When getting arrested due to a DUI, understanding how the trial itself will play out can help you and your attorney better determine whether you should or should not take a plea deal. This will also help give you peace of mind surrounding the entire process, especially if this is your first time going through the court system.
First, you’ll go through an arraignment hearing. This will usually be the first time you will have to make an appearance in court when it comes to a DUI case. It will take place almost immediately after being arrested and will be the thing that determines the charges brought against you as well as what your bail will be set at and the conditions from your release from jail. It will also be where you are appointed a public defense attorney if you have not hired one already. (To find an attorney in your area, be sure to visit hartlevin.com for a free consultation to learn more about your case.)
Either alongside the arraignment or as a separate hearing, the plea hearing is where you’ll plead either guilty, not guilty, or no contest. This is also where your attorney will help you determine what you should do as well as if they are willing to give you a plea bargain or not.
The Pretrial & Jury Selection
The pretrial and the jury selection have little to do with you. This is where, if a plea deal has not already been agreed upon, the attorneys will exchange the information they have before a jury of 12 people is decided.
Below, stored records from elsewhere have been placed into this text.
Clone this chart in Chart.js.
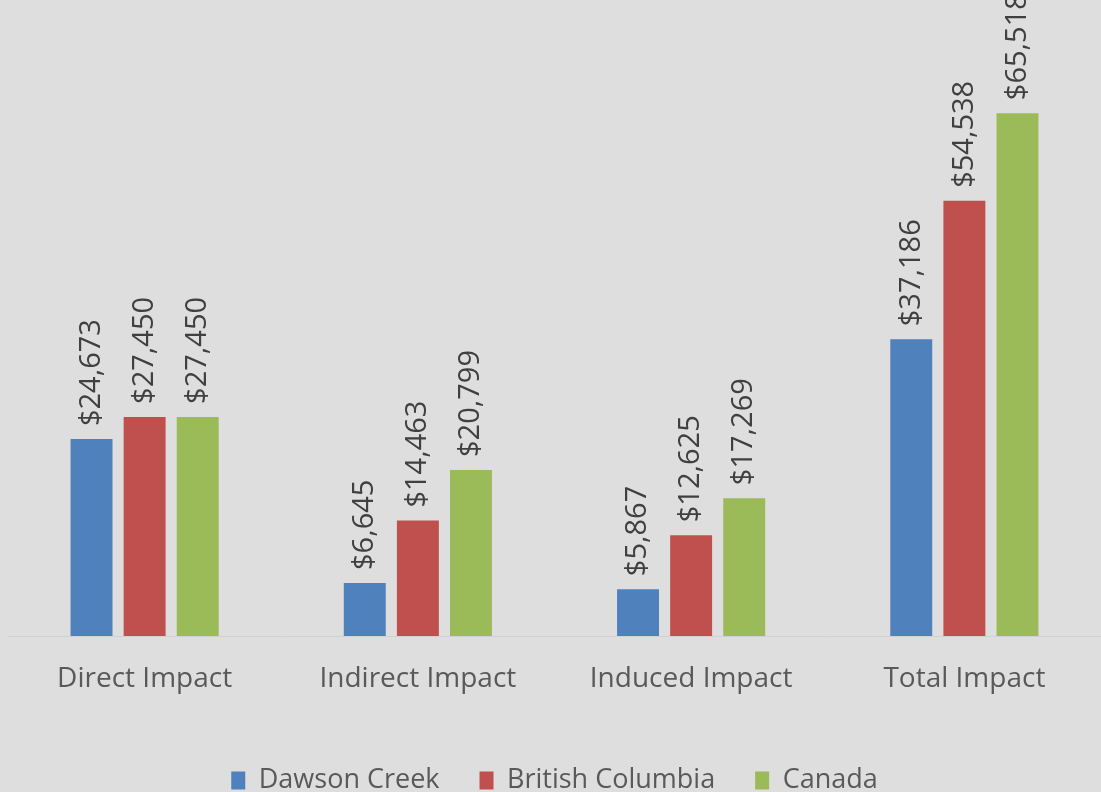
<!DOCTYPE html>
<html>
<head>
<meta charset="utf-8">
<script src="https://cdn.jsdelivr.net/npm/chart.js@4"></script>
<style>
  html, body { margin: 0; padding: 0; background: #dedede; overflow: hidden; }
  #wrap { width: 1101px; height: 804px; }
</style>
</head>
<body>
<div id="wrap"><canvas id="impactChart"></canvas></div>
<script>
const categories = ["Direct Impact", "Indirect Impact", "Induced Impact", "Total Impact"];
const dawsonCreek = [24673, 6645, 5867, 37186];
const britishColumbia = [27450, 14463, 12625, 54538];
const canada = [27450, 20799, 17269, 65518];

const FONT = "'Open Sans', sans-serif";

// draws the rotated $ labels above each bar
const valueLabels = {
  id: "valueLabels",
  afterDatasetsDraw(chart) {
    const c = chart.ctx;
    c.save();
    c.font = "29px " + FONT;
    c.fillStyle = "#404040";
    c.textAlign = "left";
    c.textBaseline = "middle";
    chart.data.datasets.forEach((ds, i) => {
      chart.getDatasetMeta(i).data.forEach((bar, j) => {
        const txt = "$" + ds.data[j].toLocaleString("en-US");
        c.save();
        c.translate(bar.x, bar.y - 13);
        c.rotate(-Math.PI / 2);
        c.fillText(txt, 0, 0);
        c.restore();
      });
    });
    c.restore();
  }
};

new Chart(document.getElementById("impactChart"), {
  type: "bar",
  data: {
    labels: categories,
    datasets: [
      { label: "Dawson Creek", data: dawsonCreek, backgroundColor: "#4f81bd" },
      { label: "British Columbia", data: britishColumbia, backgroundColor: "#c0504d" },
      { label: "Canada", data: canada, backgroundColor: "#9bbb59" }
    ]
  },
  options: {
    responsive: true,
    maintainAspectRatio: false,
    animation: false,
    datasets: { bar: { categoryPercentage: 0.583, barPercentage: 0.79 } },
    layout: { padding: { left: 8, right: 0, top: 0, bottom: 0 } },
    scales: {
      x: {
        grid: { display: false },
        border: { color: "#d2d2d2", width: 1 },
        ticks: { color: "#595959", font: { family: FONT, size: 28 }, padding: 18 },
        afterFit: s => { s.height = 91; }
      },
      y: {
        display: false,
        min: 0,
        max: 79700
      }
    },
    plugins: {
      legend: {
        position: "bottom",
        labels: {
          color: "#595959",
          font: { family: FONT, size: 27 },
          boxWidth: 14,
          boxHeight: 18,
          padding: 40
        }
      },
      tooltip: { enabled: false }
    }
  },
  plugins: [valueLabels]
});
</script>
</body>
</html>
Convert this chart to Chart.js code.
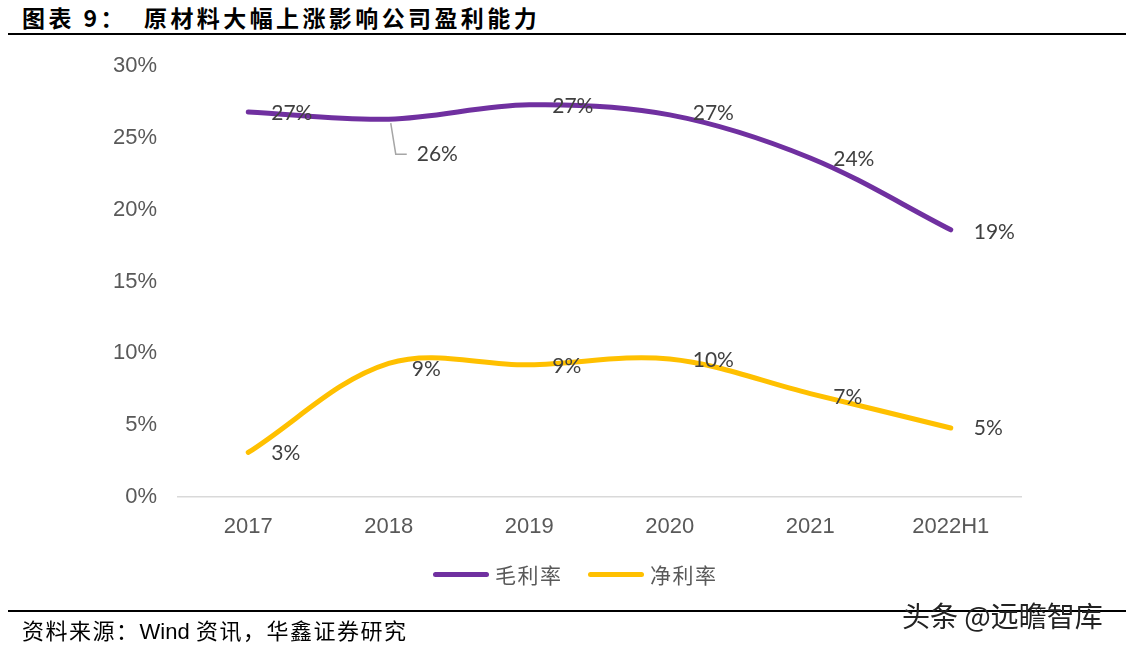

On the day of the trial, both sides will appear before the court to argue your innocence or guilt before a jury. This is broken up into several sections, starting from the opening statement and ending with a verdict.
At the start of the trial, the opening statement is where both attorneys give a statement explaining why the defendant is or is not guilty, and what the evidence presented will reveal on the matter.
Presentation of Evidence & Testimony
The presentation of evidence & testimony is where both sides present all evidence they have either proving or disproving a DUI conviction is warranted. This can include a breathalyzer test, police footage, eyewitnesses, and any other information surrounding the event.
After all evidence has been presented from either side for the DUI trial, both attorneys give a closing argument either focusing on the defendant’s guilt or innocence. Generally, DUI cases benefit the most from closing arguments as, after all of the information has been presented, a defense attorney can emphasize any points to help humanize the defendant, thus potentially reducing their sentencing if convicted.
In the final part of the actual trial process, after hearing the closing arguments, the jury will go into deliberation, where they will determine the defendant’s guilt or innocence beyond a reasonable doubt. This may take several hours or days of deliberation as all 12 jurors must unanimously agree on the verdict.
After the jury has deliberated, and all 12 jurors are unanimous in their verdict, they will convene to announce the defendant’s guilt or innocence. If a verdict cannot be reached among the 12 jurors, the trial will be considered a “hung trial” and the trial process will begin all over again.
Filing An Appeal
Finally, whether you have been found guilty or not guilty, the side opposing the verdict will have the option of appealing the trial, provided they have a valid reason. This can range from a clerical error to misconduct amongst the jurors.
Essentially, an appeal asks the higher courts to look over the case to see whether the court’s initial decision should stand.